Exercise: Omit any picture, and return the remaining data exactly as written.

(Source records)
::::::::

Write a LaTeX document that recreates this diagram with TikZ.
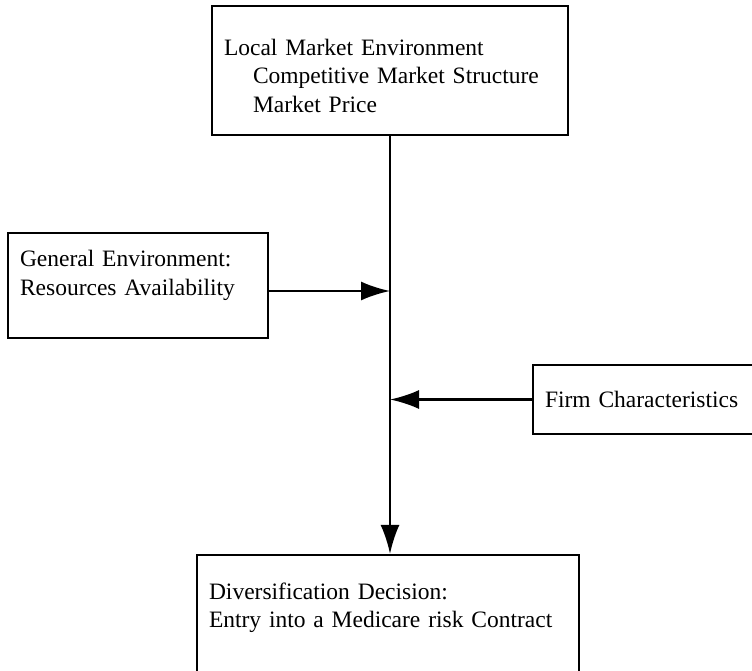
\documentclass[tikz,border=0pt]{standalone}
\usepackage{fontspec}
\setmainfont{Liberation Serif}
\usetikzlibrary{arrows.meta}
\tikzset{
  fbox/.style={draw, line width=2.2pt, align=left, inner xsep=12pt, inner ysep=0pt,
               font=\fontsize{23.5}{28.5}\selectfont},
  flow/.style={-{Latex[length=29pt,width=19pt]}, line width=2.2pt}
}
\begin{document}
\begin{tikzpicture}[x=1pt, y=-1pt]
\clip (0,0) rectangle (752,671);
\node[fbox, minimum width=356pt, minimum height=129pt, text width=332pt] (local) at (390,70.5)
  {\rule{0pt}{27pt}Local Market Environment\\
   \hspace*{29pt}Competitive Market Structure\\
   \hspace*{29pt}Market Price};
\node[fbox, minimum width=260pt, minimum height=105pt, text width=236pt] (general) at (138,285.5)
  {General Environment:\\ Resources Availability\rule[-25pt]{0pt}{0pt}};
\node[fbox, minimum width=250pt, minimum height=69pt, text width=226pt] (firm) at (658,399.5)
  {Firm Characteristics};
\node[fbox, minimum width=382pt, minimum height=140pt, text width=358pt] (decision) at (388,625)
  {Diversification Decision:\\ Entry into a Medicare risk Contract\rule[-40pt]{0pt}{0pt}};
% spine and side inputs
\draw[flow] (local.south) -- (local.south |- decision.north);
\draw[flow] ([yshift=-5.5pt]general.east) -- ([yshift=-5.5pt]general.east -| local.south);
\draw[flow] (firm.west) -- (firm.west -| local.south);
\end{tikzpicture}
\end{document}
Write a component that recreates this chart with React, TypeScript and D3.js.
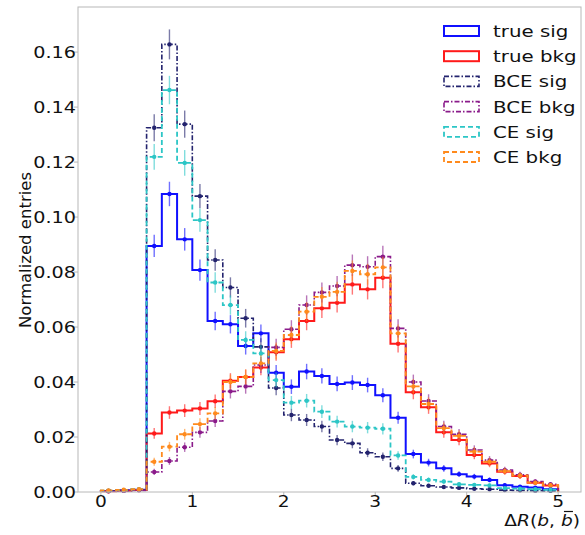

::::::::

Solution for this task:
Write a LaTeX document that recreates this diagram with TikZ.
\documentclass[tikz,border=0pt]{standalone}
\usepackage{fontspec}
\setmainfont{Liberation Serif}
\usetikzlibrary{arrows.meta}
\tikzset{
  fbox/.style={draw, line width=2.2pt, align=left, inner xsep=12pt, inner ysep=0pt,
               font=\fontsize{23.5}{28.5}\selectfont},
  flow/.style={-{Latex[length=29pt,width=19pt]}, line width=2.2pt}
}
\begin{document}
\begin{tikzpicture}[x=1pt, y=-1pt]
\clip (0,0) rectangle (752,671);
\node[fbox, minimum width=356pt, minimum height=129pt, text width=332pt] (local) at (390,70.5)
  {\rule{0pt}{27pt}Local Market Environment\\
   \hspace*{29pt}Competitive Market Structure\\
   \hspace*{29pt}Market Price};
\node[fbox, minimum width=260pt, minimum height=105pt, text width=236pt] (general) at (138,285.5)
  {General Environment:\\ Resources Availability\rule[-25pt]{0pt}{0pt}};
\node[fbox, minimum width=250pt, minimum height=69pt, text width=226pt] (firm) at (658,399.5)
  {Firm Characteristics};
\node[fbox, minimum width=382pt, minimum height=140pt, text width=358pt] (decision) at (388,625)
  {Diversification Decision:\\ Entry into a Medicare risk Contract\rule[-40pt]{0pt}{0pt}};
% spine and side inputs
\draw[flow] (local.south) -- (local.south |- decision.north);
\draw[flow] ([yshift=-5.5pt]general.east) -- ([yshift=-5.5pt]general.east -| local.south);
\draw[flow] (firm.west) -- (firm.west -| local.south);
\end{tikzpicture}
\end{document}
Write a component that recreates this chart with React, TypeScript and D3.js.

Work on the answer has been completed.